▶ [Aim]:
Print only the lines from the top of the data through the line with "-20.6, -20.5, -20.4]", both included, skipping every picture.
***
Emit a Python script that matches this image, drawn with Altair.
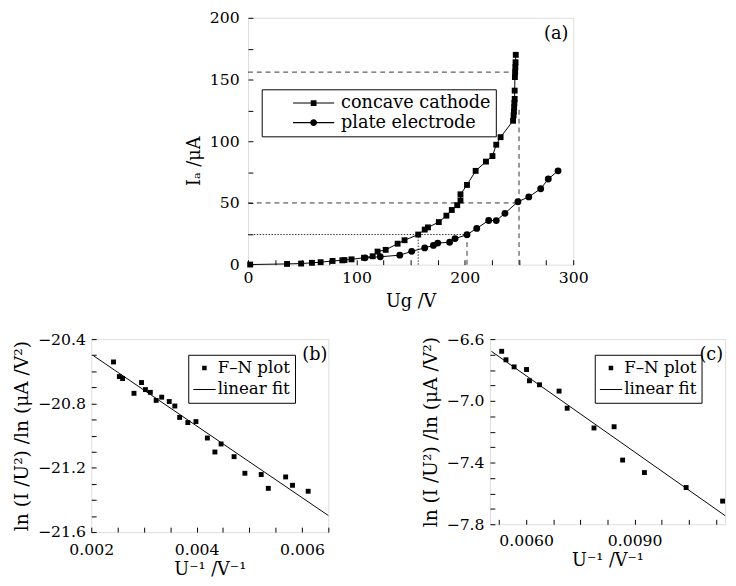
import altair as alt
import pandas as pd

FONT = "DejaVu Serif"

# ---------------- panel (a): anode current vs gate voltage
a_series = ["concave cathode", "plate electrode"]
cc_U = [2, 36, 49, 59, 67, 78, 87, 89, 95.5, 107, 115, 119.5, 127, 138, 144.4, 157, 163, 166,
        176, 183, 188, 193, 196, 196, 202, 210, 219.5, 225.5, 229, 233, 244.5, 245, 245.3,
        245.5, 245.7, 246, 246, 246.2, 246.4, 246.6, 246.8, 247]
cc_I = [0.1, 0.6, 0.9, 1.5, 2.0, 3.0, 3.5, 3.7, 4.3, 5.6, 6.8, 10.6, 12.0, 17.0, 19.8, 24.4, 28.4,
        30.2, 34.5, 39.7, 44.3, 48.2, 52.0, 57.0, 64.6, 76.0, 83.5, 88.0, 97.2, 103.3, 116.6, 121.0,
        124.0, 127.5, 131.0, 134.3, 141.0, 152.0, 156.0, 160.0, 164.0, 170.0]
pe_U = [108, 122, 140, 151, 163, 171, 175, 186, 191, 202, 211, 222, 229, 237, 249, 259, 270, 277, 286]
pe_I = [5.5, 6.4, 7.7, 10.8, 13.6, 15.6, 17.5, 18.2, 21.1, 24.3, 29.4, 35.8, 35.7, 41.6, 51.0,
        54.9, 61.5, 69.4, 76.0]
guide_U1 = [0, 0, 0, 250, 157, 202]
guide_U2 = [246, 250, 202, 250, 157, 202]
guide_I1 = [156, 50, 24.4, 0, 0, 0]
guide_I2 = [156, 50, 24.4, 127, 24.4, 24.4]
guide_style = ["dash", "dash", "dot", "dash", "dot", "dash"]
a_xticks = [0, 25, 50, 75, 100, 125, 150, 175, 200, 225, 250, 275, 300]
a_yticks = [0, 25, 50, 75, 100, 125, 150, 175, 200]

# ---------------- panel (b): F-N plot
fn_series = ["F–N plot", "linear fit"]
b_x = [0.002422, 0.002533, 0.002595, 0.002811, 0.002954, 0.003028, 0.003121, 0.003232,
       0.003337, 0.00348, 0.003586, 0.003678, 0.003833, 0.003987, 0.004204, 0.004347,
       0.004464, 0.004711, 0.004916, 0.005226, 0.005361, 0.00569, 0.00582, 0.006117]
b_y = [-20.542, -20.633, -20.645, -20.737, -20.670, -20.714, -20.731, -20.781, -20.761,
       -20.788, -20.816, -20.887, -20.919, -20.913, -21.015, -21.102, -21.052, -21.131,
       -21.234, -21.242, -21.328, -21.257, -21.309, -21.346]
b_fit_x = [0.00204, 0.0065]
b_fit_y = [-20.503, -21.497]
b_xticks = [0.002, 0.0025, 0.003, 0.0035, 0.004, 0.0045, 0.005, 0.0055, 0.006, 0.0065]
b_yticks = [-21.6, -21.5, -21.4, -21.3, -21.2, -21.1, -21.0, -20.9, -20.8, -20.7, -20.6, -20.5, -20.4]

# ---------------- panel (c): F-N plot
c_x = [0.005324, 0.005443, 0.005668, 0.006011, 0.006092, 0.00637, 0.006911, 0.007135,
       0.007876, 0.008432, 0.008668, 0.00927, 0.010424, 0.011432]
c_y = [-6.679, -6.734, -6.780, -6.797, -6.870, -6.896, -6.937, -7.048, -7.176, -7.168,
       -7.384, -7.465, -7.562, -7.650]
c_fit_x = [0.00504, 0.0115]
c_fit_y = [-6.679, -7.744]
c_xticks = [0.00525, 0.006, 0.00675, 0.0075, 0.00825, 0.009, 0.00975, 0.0105, 0.01125]
c_yticks = [-7.8, -7.7, -7.6, -7.5, -7.4, -7.3, -7.2, -7.1, -7.0, -6.9, -6.8, -6.7, -6.6]

# legend symbols built from filled shapes (unit box -1..1): line pieces + marker
PATH_SQ_LINE = ("M-1,-0.025L-0.14,-0.025L-0.14,0.025L-1,0.025Z"
                "M0.14,-0.025L1,-0.025L1,0.025L0.14,0.025Z"
                "M-0.14,-0.14L0.14,-0.14L0.14,0.14L-0.14,0.14Z")
PATH_CI_LINE = ("M-1,-0.025L-0.16,-0.025L-0.16,0.025L-1,0.025Z"
                "M0.16,-0.025L1,-0.025L1,0.025L0.16,0.025Z"
                "M0.17,0A0.17,0.17,0,1,1,-0.17,0A0.17,0.17,0,1,1,0.17,0Z")
PATH_SQ = "M-0.2,-0.2L0.2,-0.2L0.2,0.2L-0.2,0.2Z"
PATH_LINE = "M-1,-0.045L1,-0.045L1,0.045L-1,0.045Z"


def axis(values, every, base, fmt, title, pad, tpad, tsize=18, title_y=None):
    expr = (f"abs((datum.value - ({base}))/{every} - round((datum.value - ({base}))/{every}))"
            f" < 1e-6 ? datum.label : ''")
    extra = {} if title_y is None else {"titleY": title_y}
    return alt.Axis(values=values, labelExpr=expr, format=fmt, title=title, domain=False,
                    grid=False, ticks=True, tickSize=5, offset=-5, tickColor="black",
                    tickWidth=1, labelPadding=pad, titlePadding=tpad, labelFont=FONT,
                    labelFontSize=16, labelColor="black", titleFont=FONT,
                    titleFontSize=tsize, titleFontWeight="normal", titleColor="black",
                    labelFlush=False, labelOverlap=False, **extra)


def panel_title(text, dy, dx):
    return alt.TitleParams(text, anchor="end", frame="group", orient="top", font=FONT,
                           fontSize=18, fontWeight="normal", color="black",
                           baseline="alphabetic", offset=0, dy=dy, dx=dx)


def legend(lx, ly, size, fsize, soff, loff, rpad, clip):
    return alt.Legend(title=None, orient="none", legendX=lx, legendY=ly,
                      direction="vertical", symbolSize=size, symbolStrokeColor="black",
                      symbolStrokeWidth=0, symbolFillColor="black", labelFont=FONT,
                      labelFontSize=fsize, labelColor="black", padding=5,
                      symbolOffset=soff, labelOffset=loff, rowPadding=rpad,
                      clipHeight=clip, strokeColor="black", fillColor="white",
                      cornerRadius=0, labelLimit=400)


# ---------------- build (a)
dfa = pd.DataFrame({
    "U": cc_U + pe_U,
    "I": cc_I + pe_I,
    "series": [a_series[0]] * len(cc_U) + [a_series[1]] * len(pe_U),
    "k": list(range(len(cc_U))) + list(range(len(pe_U))),
})
dfg = pd.DataFrame({"U": guide_U1, "U2": guide_U2, "I": guide_I1, "I2": guide_I2,
                    "style": guide_style})

xa = alt.X("U:Q", scale=alt.Scale(domain=[0, 300], nice=False, zero=False),
           axis=axis(a_xticks, 100, 0, "d", "Ug /V", 5, 8))
ya = alt.Y("I:Q", scale=alt.Scale(domain=[0, 200], nice=False, zero=False),
           axis=axis(a_yticks, 50, 0, "d", "Iₐ /μA", 9, 6, title_y=146))

base_g = alt.Chart(dfg)
g_dash = base_g.transform_filter("datum.style == 'dash'").mark_rule(
    color="#333", strokeWidth=1, strokeDash=[5, 4]).encode(x=xa, x2="U2:Q", y=ya, y2="I2:Q")
g_dot = base_g.transform_filter("datum.style == 'dot'").mark_rule(
    color="#333", strokeWidth=1, strokeDash=[1.5, 1.5]).encode(x=xa, x2="U2:Q", y=ya, y2="I2:Q")

base_a = alt.Chart(dfa)
lines_a = base_a.mark_line(color="black", strokeWidth=1).encode(
    x=xa, y=ya, detail="series:N", order="k:Q")
sq_a = base_a.transform_filter(f"datum.series == '{a_series[0]}'").mark_point(
    shape="square", filled=True, color="black", size=36, opacity=1).encode(x=xa, y=ya)
ci_a = base_a.transform_filter(f"datum.series == '{a_series[1]}'").mark_point(
    shape="circle", filled=True, color="black", size=49, opacity=1).encode(x=xa, y=ya)
leg_a = base_a.transform_filter("datum.I < -1000").mark_point(
    filled=True, color="black", opacity=1).encode(
    x=xa, y=ya,
    shape=alt.Shape("series:N", scale=alt.Scale(domain=a_series,
                                                range=[PATH_SQ_LINE, PATH_CI_LINE]),
                    legend=legend(14, 73, 1764, 18, 27, 7, 2, 18)))

panel_a = alt.layer(g_dash, g_dot, lines_a, sq_a, ci_a, leg_a).properties(
    width=332, height=252, title=panel_title("(a)", 48, -5))


# ---------------- build (b) and (c)
def fn_panel(px, py, fx, fy, xdom, ydom, xticks, xevery, xfmt, yticks, ybase, w, h,
             lx, ly, tag, tdy, tdx, xpad):
    dfp = pd.DataFrame({"x": px, "y": py})
    dff = pd.DataFrame({"x": fx, "y": fy, "series": fn_series[1]})
    xe = alt.X("x:Q", scale=alt.Scale(domain=xdom, nice=False, zero=False),
               axis=axis(xticks, xevery, 0, xfmt, "U⁻¹ /V⁻¹", xpad, 3))
    ye = alt.Y("y:Q", scale=alt.Scale(domain=ydom, nice=False, zero=False),
               axis=axis(yticks, 0.4, ybase, ".1f", "ln (I /U²) /ln (μA /V²)", 6, 6, 19))
    pts = alt.Chart(dfp).mark_point(shape="square", filled=True, color="black", size=25,
                                    opacity=1).encode(x=xe, y=ye)
    fit = alt.Chart(dff).mark_line(color="black", strokeWidth=1).encode(x=xe, y=ye)
    leg = alt.Chart(dff).transform_filter("datum.y > 1000").mark_point(
        filled=True, color="black", opacity=1).encode(
        x=xe, y=ye,
        shape=alt.Shape("series:N", scale=alt.Scale(domain=fn_series,
                                                    range=[PATH_SQ, PATH_LINE]),
                        legend=legend(lx, ly, 529, 17, 0, 2, 4, 17)))
    return alt.layer(fit, pts, leg).properties(
        width=w, height=h, title=panel_title(tag, tdy, tdx))


panel_b = fn_panel(b_x, b_y, b_fit_x, b_fit_y, [0.002, 0.0065], [-21.6, -20.4],
                   b_xticks, 0.002, ".3f", b_yticks, -20.4, 242, 197, 99, 16, "(b)", 47, -1, 10)
panel_c = fn_panel(c_x, c_y, c_fit_x, c_fit_y, [0.005, 0.0115], [-7.8, -6.6],
                   c_xticks, 0.003, ".4f", c_yticks, -6.6, 240, 189, 107, 16, "(c)", 47, -2, 9)

spacer = alt.Chart(pd.DataFrame({"s": [0]})).mark_point(opacity=0).encode(
    x=alt.value(0), y=alt.value(0)).properties(
    width=140, height=10, view=alt.ViewBackground(stroke="transparent"))

top = alt.hconcat(spacer, panel_a, spacing=20, bounds="flush").resolve_scale(
    shape="independent").resolve_legend(shape="independent")
bottom = alt.hconcat(panel_b, panel_c, spacing=165, bounds="flush").resolve_scale(
    shape="independent").resolve_legend(shape="independent")

chart = alt.vconcat(top, bottom, spacing=19).resolve_scale(
    shape="independent").resolve_legend(shape="independent").properties(
    padding={"left": 4, "top": -5, "right": 0, "bottom": 0}
).configure_view(stroke="#444", strokeWidth=1).configure(background="white")

chart.save("out.html", embed_options={"renderer": "svg", "actions": False})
***
▶ [Answer below]:
Emit a Python script that matches this image, drawn with Altair.
import altair as alt
import pandas as pd

FONT = "DejaVu Serif"

# ---------------- panel (a): anode current vs gate voltage
a_series = ["concave cathode", "plate electrode"]
cc_U = [2, 36, 49, 59, 67, 78, 87, 89, 95.5, 107, 115, 119.5, 127, 138, 144.4, 157, 163, 166,
        176, 183, 188, 193, 196, 196, 202, 210, 219.5, 225.5, 229, 233, 244.5, 245, 245.3,
        245.5, 245.7, 246, 246, 246.2, 246.4, 246.6, 246.8, 247]
cc_I = [0.1, 0.6, 0.9, 1.5, 2.0, 3.0, 3.5, 3.7, 4.3, 5.6, 6.8, 10.6, 12.0, 17.0, 19.8, 24.4, 28.4,
        30.2, 34.5, 39.7, 44.3, 48.2, 52.0, 57.0, 64.6, 76.0, 83.5, 88.0, 97.2, 103.3, 116.6, 121.0,
        124.0, 127.5, 131.0, 134.3, 141.0, 152.0, 156.0, 160.0, 164.0, 170.0]
pe_U = [108, 122, 140, 151, 163, 171, 175, 186, 191, 202, 211, 222, 229, 237, 249, 259, 270, 277, 286]
pe_I = [5.5, 6.4, 7.7, 10.8, 13.6, 15.6, 17.5, 18.2, 21.1, 24.3, 29.4, 35.8, 35.7, 41.6, 51.0,
        54.9, 61.5, 69.4, 76.0]
guide_U1 = [0, 0, 0, 250, 157, 202]
guide_U2 = [246, 250, 202, 250, 157, 202]
guide_I1 = [156, 50, 24.4, 0, 0, 0]
guide_I2 = [156, 50, 24.4, 127, 24.4, 24.4]
guide_style = ["dash", "dash", "dot", "dash", "dot", "dash"]
a_xticks = [0, 25, 50, 75, 100, 125, 150, 175, 200, 225, 250, 275, 300]
a_yticks = [0, 25, 50, 75, 100, 125, 150, 175, 200]

# ---------------- panel (b): F-N plot
fn_series = ["F–N plot", "linear fit"]
b_x = [0.002422, 0.002533, 0.002595, 0.002811, 0.002954, 0.003028, 0.003121, 0.003232,
       0.003337, 0.00348, 0.003586, 0.003678, 0.003833, 0.003987, 0.004204, 0.004347,
       0.004464, 0.004711, 0.004916, 0.005226, 0.005361, 0.00569, 0.00582, 0.006117]
b_y = [-20.542, -20.633, -20.645, -20.737, -20.670, -20.714, -20.731, -20.781, -20.761,
       -20.788, -20.816, -20.887, -20.919, -20.913, -21.015, -21.102, -21.052, -21.131,
       -21.234, -21.242, -21.328, -21.257, -21.309, -21.346]
b_fit_x = [0.00204, 0.0065]
b_fit_y = [-20.503, -21.497]
b_xticks = [0.002, 0.0025, 0.003, 0.0035, 0.004, 0.0045, 0.005, 0.0055, 0.006, 0.0065]
b_yticks = [-21.6, -21.5, -21.4, -21.3, -21.2, -21.1, -21.0, -20.9, -20.8, -20.7, -20.6, -20.5, -20.4]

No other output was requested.